Social distancing is effective, according to the maths

A mathematical modelling expert from the Oxford University says we can be sure that social distancing does work.

Junior Research Fellow Dr Robin Thompson, has found that social distancing substantially reduces the ‘pass-on rate’ of COVID-19.

Amongst the uncertainty surrounding the virus, Dr Thompson claims this is something we can be certain of.

His mathematical modelling which is based on current measure to combat COVID-19 through reducing person-to-person contact presents numbers of infected could be reduced by ‘almost 90%’.

Without the social distancing policy in place, one infected person could start chains of transmission with 1,093 cases over a 6-week period.

With a social distancing policy in place, the same sufferer could start chains of transmission with 127 cases.  

The reasoning behind the modelling is based on one infected person passing the virus on to three others.

Then, the three newly infected will pass the virus on to another three each, and so on.

With social distancing, there removes ‘any question of people wondering whether they or a particular individual has the infection.’

Dr Thompson on Covid-19 says:

“It’s very hard to self-determine whether or not we’re infected.”

“Even if we are carrying the virus, we may have no or very few symptoms.”

“We could therefore be spreading the virus without even knowing it.”

“We all need to go shopping sometimes.
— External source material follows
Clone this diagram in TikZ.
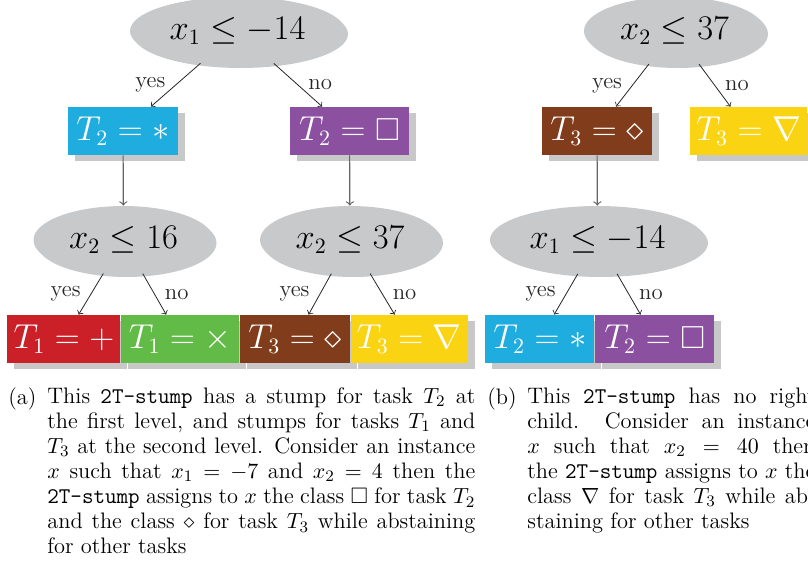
\documentclass[tikz,border=0pt]{standalone}
\usepackage{amssymb}
\usetikzlibrary{shapes.geometric,shadows}
\definecolor{cyanc}{RGB}{30,173,222}
\definecolor{purplec}{RGB}{139,80,160}
\definecolor{redc}{RGB}{204,32,41}
\definecolor{greenc}{RGB}{98,187,71}
\definecolor{brownc}{RGB}{128,60,27}
\definecolor{yellowc}{RGB}{250,212,18}
\definecolor{ellgray}{RGB}{200,201,203}
\definecolor{shadowgray}{RGB}{200,200,200}
\begin{document}
\begin{tikzpicture}[x=0.5pt,y=-0.5pt,
  cond/.style={ellipse, fill=ellgray, inner sep=0pt, minimum height=34pt,
    font=\fontsize{15.9}{18}\selectfont,
    drop shadow={shadow xshift=1.5pt, shadow yshift=-1.5pt, fill=ellgray, opacity=1}},
  leaf/.style={rectangle, text=white, inner xsep=2pt, inner ysep=0pt, minimum height=24pt,
    font=\fontsize{15.9}{18}\selectfont,
    drop shadow={shadow xshift=3.5pt, shadow yshift=-3pt, fill=shadowgray, opacity=1}},
  arr/.style={->, black!85},
  varr/.style={->, black!60, line width=0.6pt},
  lab/.style={font=\fontsize{11.4}{13}\selectfont, inner sep=2pt},
  capstyle/.style={font=\fontsize{11.2}{12.55}\selectfont, inner sep=0pt},
  captext/.style={capstyle, align=justify, anchor=north west}]
\useasboundingbox (0,0) rectangle (808,562);
% left tree
\node[cond, minimum width=107.5pt] (A) at (237.5,31) {$x_1 \le -14$};
\node[leaf, fill=cyanc, minimum width=55pt] (L1) at (123,131) {$T_2 = \ast$};
\node[leaf, fill=purplec, minimum width=59.5pt] (L2) at (349.5,131) {$T_2 = \Box$};
\node[cond, minimum width=90pt] (B) at (123.5,240) {$x_2 \le 16$};
\node[cond, minimum width=90pt] (C) at (350,240) {$x_2 \le 37$};
\node[leaf, fill=redc, anchor=west, minimum width=56.5pt] (L3) at (7,339) {$T_1 = +$};
\node[leaf, fill=greenc, anchor=west, minimum width=59pt] (L4) at (L3.east) {$T_1 = \times$};
\node[leaf, fill=brownc, anchor=west, minimum width=55pt] (L5) at (L4.east) {$T_3 = \diamond$};
\node[leaf, fill=yellowc, anchor=west, minimum width=58.5pt] (L6) at (L5.east) {$T_3 = \nabla$};
\draw[arr] (A) -- node[lab, left=3pt] {yes} (L1);
\draw[arr] (A) -- node[lab, right=3pt] {no} (L2);
\draw[varr] (L1) -- (B);
\draw[varr] (L2) -- (C);
\draw[arr] (B) -- node[lab, left=3pt] {yes} (L3);
\draw[arr] (B) -- node[lab, right=3pt] {no} (L4);
\draw[arr] (C) -- node[lab, left=3pt] {yes} (L5);
\draw[arr] (C) -- node[lab, right=3pt] {no} (L6);
% right tree
\node[cond, minimum width=90.5pt] (D) at (674.5,31) {$x_2 \le 37$};
\node[leaf, fill=brownc, minimum width=55pt] (R1) at (597,131) {$T_3 = \diamond$};
\node[leaf, fill=yellowc, minimum width=58.5pt] (R2) at (748.5,131) {$T_3 = \nabla$};
\node[cond, minimum width=107.5pt] (E) at (597.5,240) {$x_1 \le -14$};
\node[leaf, fill=cyanc, anchor=west, minimum width=54.5pt] (R3) at (485,339) {$T_2 = \ast$};
\node[leaf, fill=purplec, anchor=west, minimum width=59.5pt] (R4) at (R3.east) {$T_2 = \Box$};
\draw[arr] (D) -- node[lab, left=3pt] {yes} (R1);
\draw[arr] (D) -- node[lab, right=3pt] {no} (R2);
\draw[varr] (R1) -- (E);
\draw[arr] (E) -- node[lab, left=3pt] {yes} (R3);
\draw[arr] (E) -- node[lab, right=3pt] {no} (R4);
% captions
\node[capstyle, anchor=base west] (ca) at (8,404) {(a)};
\node[captext, text width=214pt] (ta) at (47,387.2) {This \texttt{2T-stump} has a stump for task $T_2$ at\linebreak
the first level, and stumps for tasks $T_1$ and\linebreak
$T_3$ at the second level. Consider an instance\linebreak
$x$ such that $x_1=-7$ and $x_2=4$ then the\linebreak
\texttt{2T-stump} assigns to $x$ the class $\Box$ for task $T_2$\linebreak
and the class $\diamond$ for task $T_3$ while abstaining\linebreak
for other tasks};
\node[capstyle, anchor=base west] (cb) at (487,404) {(b)};
\node[captext, text width=144pt] (tb) at (527,387.2) {This \texttt{2T-stump} has no right\linebreak
child. Consider an instance\linebreak
$x$ such that $x_2=40$ then\linebreak
the \texttt{2T-stump} assigns to $x$ the\linebreak
class $\nabla$ for task $T_3$ while ab-\linebreak
staining for other tasks};
\end{tikzpicture}
\end{document}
However, by following social distancing, we can all make a difference.”

“It’s all of our responsibility to avoid going on a hike where lots of people group together; social distancing works.”

“For SARS, social distancing measures were not required because infectious individuals displayed clear symptoms.”

“As a result, the outbreak could be controlled by finding and isolating symptomatic cases.”

“That appears not to be the situation for Covid-19, due to the wide spectrum of symptoms.”

Back in January, Dr Thompson and Professor Christi Donnelly conducted a lecture on Real-time analysis in understanding the Novel Coronavirus.